During the three weeks, Rabbani worked with fellow UIC students to build an intranet for U.S. Soccer’s 180-member staff. The goal of the project was to help the company’s newly established support services department enhance technology tools for all of its operations.

“We needed something that would be the big facilitator of communication for the whole organization,” said Nicole Idowu, director of U.S. Soccer’s support services department and the Sprinterns’ supervisor.

The team met with a number of stakeholders—human resources, event and broadcasting staff, sport development managers, and business departments such as finance, legal, and compliance—to gather a wish list of features to incorporate.
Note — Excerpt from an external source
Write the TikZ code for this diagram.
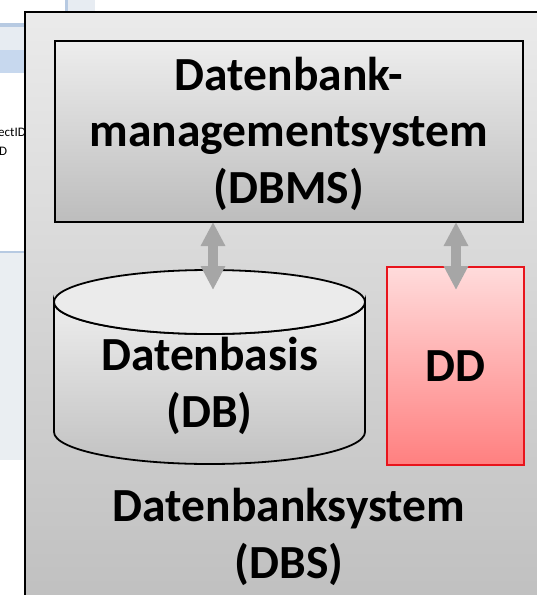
\documentclass[tikz,border=0pt]{standalone}
\usepackage{fontspec}
\setmainfont{Carlito}
\usetikzlibrary{arrows.meta}
\definecolor{winblue}{HTML}{B7CAE2}
\definecolor{winlight}{HTML}{E7ECF2}
\definecolor{winmid}{HTML}{C7D8EE}
\definecolor{winpane}{HTML}{EAEEF2}
\definecolor{arrgray}{HTML}{A6A6A6}
\definecolor{ddred}{HTML}{E8141C}
\begin{document}
\begin{tikzpicture}[x=1pt,y=-1pt,
  bigtext/.style={font=\bfseries\fontsize{47.5}{56.5}\selectfont, align=center, anchor=base, inner sep=0pt},
  graybox/.style={draw=black, line width=1.8pt, top color=black!7, bottom color=black!26, rectangle, inner sep=0pt},
  ddbox/.style={draw=ddred, line width=1.6pt, top color=red!14, bottom color=red!50, rectangle, inner sep=0pt, font=\bfseries\fontsize{47.5}{56.5}\selectfont},
  dblarrow/.style={draw=arrgray, line width=10pt, {Triangle[width=23pt,length=24pt]}-{Triangle[width=23pt,length=24pt]}}
]
\useasboundingbox (0,0) rectangle (537,595);
\fill[white] (0,0) rectangle (537,595);
% background window fragments
\fill[winblue] (65,0) rectangle (68,11);
\fill[winlight] (68,0) rectangle (95,11);
\fill[winblue] (0,23) rectangle (24,27);
\fill[winlight] (0,27) rectangle (24,50);
\fill[winmid] (0,50) rectangle (24,73);
\node[font=\fontsize{13}{15}\selectfont, anchor=base west, inner sep=0pt] (frag1) at (-2,136) {ectID};
\node[font=\fontsize{13}{15}\selectfont, anchor=base west, inner sep=0pt] (frag2) at (-1,155) {D};
\fill[winblue] (0,251) rectangle (24,253);
\fill[winpane] (0,253) rectangle (24,460);
% outer system box
\node[graybox, minimum width=530pt, minimum height=600pt, anchor=north west, top color=black!8, bottom color=black!25] (dbs) at (24,11) {};
% DBMS
\node[graybox, minimum width=468pt, minimum height=181pt] (dbms) at (289,131.5) {};
\node[bigtext] (dbmstext) at (289,203) {Datenbank-\\managementsystem\\(DBMS)};
% cylinder DB
\path[draw=black, line width=1.8pt, top color=black!7, bottom color=black!24]
  (54,302) -- (54,432) arc[start angle=180, end angle=0, x radius=155.5, y radius=32]
  -- (365,302) arc[start angle=0, end angle=180, x radius=155.5, y radius=32] -- cycle;
\draw[line width=1.8pt, fill=black!8] (209.5,302) ellipse[x radius=155.5, y radius=32];
\node[bigtext] (dbtext) at (209.5,427) {Datenbasis\\(DB)};
% DD
\node[ddbox, minimum width=137pt, minimum height=198pt] (dd) at (455.5,366) {DD};
% arrows
\coordinate (a1top) at (213,222);
\coordinate (a1bot) at (213,290);
\coordinate (a2top) at (456,222);
\coordinate (a2bot) at (456,290);
\draw[dblarrow] (a1top) -- (a1bot);
\draw[dblarrow] (a2top) -- (a2bot);
% system label
\node[bigtext] (dbstext) at (289,578) {Datenbanksystem\\(DBS)};
\end{tikzpicture}
\end{document}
Another computer science student on the U.S. Soccer Sprinternship team, Daniela Rodriguez, said that she “did a lot of networking and learned about other departments, which I feel was an important factor.”

Both Rodriguez and Rabbani felt that they benefited immensely from learning the inner workings of the company, collaborating on a team, and managing a project from start to finish, but it was the executive lunches set up by Idowu—where the students met with U.S. Soccer’s chief executives—that left a big mark.

Idowu said these lunches was inspired by what she’d want if she were a Sprintern. “If I was coming to a new company, who would I want to meet? I think everybody would love to meet with the leaders,” she said. “We wanted to use this opportunity to really open our doors and allow them to ask any questions they want.”

Those lunches, Rabbani and Rodriguez said, were foundational in building their self-confidence. “Getting to talk to executives was amazing because I was not expecting to be able to do that,” Rodriguez said. “It gave me the confidence to network for myself and do things in order to be successful.”

Rabbani said the whole experience reinforced that she’s in the right place and going in the right direction. “At the end of every semester, I ask myself, ‘Am I really in the right major?’ I think this finally made me feel like I am.”